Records
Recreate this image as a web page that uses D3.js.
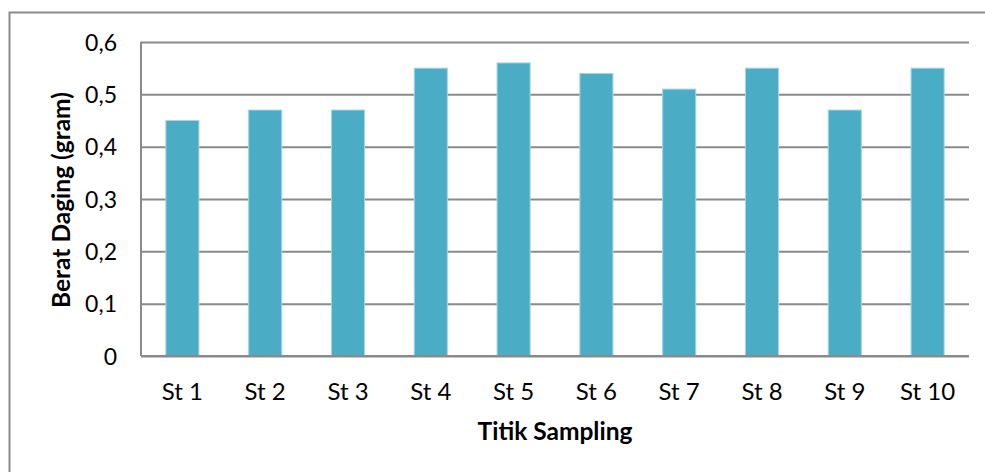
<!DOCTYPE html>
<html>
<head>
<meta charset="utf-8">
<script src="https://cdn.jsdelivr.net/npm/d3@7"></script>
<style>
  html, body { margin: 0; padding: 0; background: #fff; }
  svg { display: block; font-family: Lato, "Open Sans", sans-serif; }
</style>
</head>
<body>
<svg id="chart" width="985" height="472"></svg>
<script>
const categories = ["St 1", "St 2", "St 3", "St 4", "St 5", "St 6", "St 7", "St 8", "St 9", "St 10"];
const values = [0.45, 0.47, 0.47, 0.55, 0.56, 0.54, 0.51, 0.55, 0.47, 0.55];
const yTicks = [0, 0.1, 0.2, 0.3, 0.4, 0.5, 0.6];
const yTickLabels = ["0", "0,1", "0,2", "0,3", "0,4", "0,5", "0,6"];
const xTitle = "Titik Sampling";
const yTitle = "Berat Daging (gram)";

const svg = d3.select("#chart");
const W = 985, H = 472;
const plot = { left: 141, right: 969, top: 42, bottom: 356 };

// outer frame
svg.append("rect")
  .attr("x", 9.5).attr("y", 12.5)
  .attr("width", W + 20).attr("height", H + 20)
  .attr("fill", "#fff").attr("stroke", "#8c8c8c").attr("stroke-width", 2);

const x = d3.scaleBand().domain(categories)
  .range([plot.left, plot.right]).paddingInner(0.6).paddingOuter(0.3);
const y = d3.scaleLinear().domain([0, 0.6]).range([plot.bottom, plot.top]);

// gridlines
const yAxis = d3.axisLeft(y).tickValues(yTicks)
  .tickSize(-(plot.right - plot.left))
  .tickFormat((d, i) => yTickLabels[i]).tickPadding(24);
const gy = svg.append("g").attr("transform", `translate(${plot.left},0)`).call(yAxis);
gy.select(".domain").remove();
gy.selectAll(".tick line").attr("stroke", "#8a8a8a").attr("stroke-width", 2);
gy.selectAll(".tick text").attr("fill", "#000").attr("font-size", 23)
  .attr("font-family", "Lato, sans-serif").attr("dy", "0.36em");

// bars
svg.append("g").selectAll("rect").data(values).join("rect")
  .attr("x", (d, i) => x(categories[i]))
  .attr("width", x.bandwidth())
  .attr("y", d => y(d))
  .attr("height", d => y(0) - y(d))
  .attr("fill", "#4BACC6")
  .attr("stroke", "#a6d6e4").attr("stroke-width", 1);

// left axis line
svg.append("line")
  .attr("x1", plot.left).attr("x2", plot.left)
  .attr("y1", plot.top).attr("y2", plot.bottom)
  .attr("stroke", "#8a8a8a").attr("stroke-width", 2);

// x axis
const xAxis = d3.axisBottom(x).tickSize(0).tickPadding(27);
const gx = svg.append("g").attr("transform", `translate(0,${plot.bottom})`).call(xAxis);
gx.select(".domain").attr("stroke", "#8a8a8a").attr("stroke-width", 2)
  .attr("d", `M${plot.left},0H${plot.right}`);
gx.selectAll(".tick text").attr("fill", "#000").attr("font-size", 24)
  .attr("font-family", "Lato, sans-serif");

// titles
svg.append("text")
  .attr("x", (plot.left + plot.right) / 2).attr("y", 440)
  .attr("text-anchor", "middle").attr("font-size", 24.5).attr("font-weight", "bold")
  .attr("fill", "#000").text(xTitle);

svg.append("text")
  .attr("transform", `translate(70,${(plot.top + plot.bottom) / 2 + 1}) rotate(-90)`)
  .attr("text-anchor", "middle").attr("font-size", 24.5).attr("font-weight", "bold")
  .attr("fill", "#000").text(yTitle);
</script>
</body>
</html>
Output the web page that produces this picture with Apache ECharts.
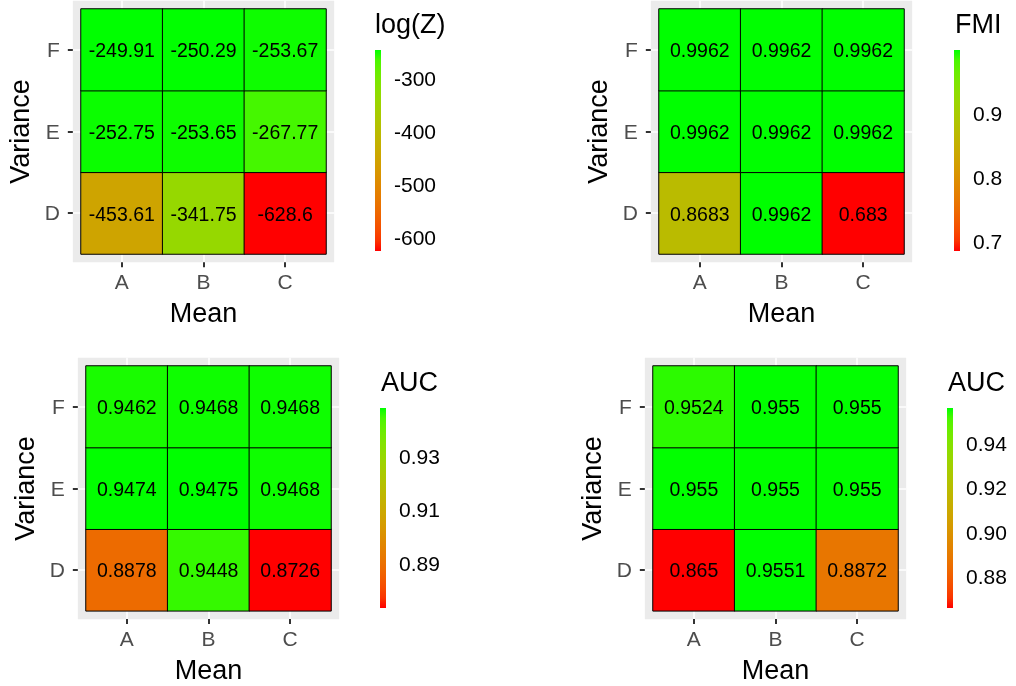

Problem to solve – Retype the listing exactly. Pictures do not belong in the copy.

Response below –
Recreate this image as a web page that uses D3.js.
<!DOCTYPE html>
<html>
<head>
<meta charset="utf-8">
<script src="https://cdn.jsdelivr.net/npm/d3@7"></script>
<style>
  html, body { margin: 0; padding: 0; background: #fff; }
  svg { display: block; font-family: Lato, "Open Sans", sans-serif; }
</style>
</head>
<body>
<svg id="chart" width="985" height="472"></svg>
<script>
const categories = ["St 1", "St 2", "St 3", "St 4", "St 5", "St 6", "St 7", "St 8", "St 9", "St 10"];
const values = [0.45, 0.47, 0.47, 0.55, 0.56, 0.54, 0.51, 0.55, 0.47, 0.55];
const yTicks = [0, 0.1, 0.2, 0.3, 0.4, 0.5, 0.6];
const yTickLabels = ["0", "0,1", "0,2", "0,3", "0,4", "0,5", "0,6"];
const xTitle = "Titik Sampling";
const yTitle = "Berat Daging (gram)";

const svg = d3.select("#chart");
const W = 985, H = 472;
const plot = { left: 141, right: 969, top: 42, bottom: 356 };

// outer frame
svg.append("rect")
  .attr("x", 9.5).attr("y", 12.5)
  .attr("width", W + 20).attr("height", H + 20)
  .attr("fill", "#fff").attr("stroke", "#8c8c8c").attr("stroke-width", 2);

const x = d3.scaleBand().domain(categories)
  .range([plot.left, plot.right]).paddingInner(0.6).paddingOuter(0.3);
const y = d3.scaleLinear().domain([0, 0.6]).range([plot.bottom, plot.top]);

// gridlines
const yAxis = d3.axisLeft(y).tickValues(yTicks)
  .tickSize(-(plot.right - plot.left))
  .tickFormat((d, i) => yTickLabels[i]).tickPadding(24);
const gy = svg.append("g").attr("transform", `translate(${plot.left},0)`).call(yAxis);
gy.select(".domain").remove();
gy.selectAll(".tick line").attr("stroke", "#8a8a8a").attr("stroke-width", 2);
gy.selectAll(".tick text").attr("fill", "#000").attr("font-size", 23)
  .attr("font-family", "Lato, sans-serif").attr("dy", "0.36em");

// bars
svg.append("g").selectAll("rect").data(values).join("rect")
  .attr("x", (d, i) => x(categories[i]))
  .attr("width", x.bandwidth())
  .attr("y", d => y(d))
  .attr("height", d => y(0) - y(d))
  .attr("fill", "#4BACC6")
  .attr("stroke", "#a6d6e4").attr("stroke-width", 1);

// left axis line
svg.append("line")
  .attr("x1", plot.left).attr("x2", plot.left)
  .attr("y1", plot.top).attr("y2", plot.bottom)
  .attr("stroke", "#8a8a8a").attr("stroke-width", 2);

// x axis
const xAxis = d3.axisBottom(x).tickSize(0).tickPadding(27);
const gx = svg.append("g").attr("transform", `translate(0,${plot.bottom})`).call(xAxis);
gx.select(".domain").attr("stroke", "#8a8a8a").attr("stroke-width", 2)
  .attr("d", `M${plot.left},0H${plot.right}`);
gx.selectAll(".tick text").attr("fill", "#000").attr("font-size", 24)
  .attr("font-family", "Lato, sans-serif");

// titles
svg.append("text")
  .attr("x", (plot.left + plot.right) / 2).attr("y", 440)
  .attr("text-anchor", "middle").attr("font-size", 24.5).attr("font-weight", "bold")
  .attr("fill", "#000").text(xTitle);

svg.append("text")
  .attr("transform", `translate(70,${(plot.top + plot.bottom) / 2 + 1}) rotate(-90)`)
  .attr("text-anchor", "middle").attr("font-size", 24.5).attr("font-weight", "bold")
  .attr("fill", "#000").text(yTitle);
</script>
</body>
</html>
Output the web page that produces this picture with Apache ECharts.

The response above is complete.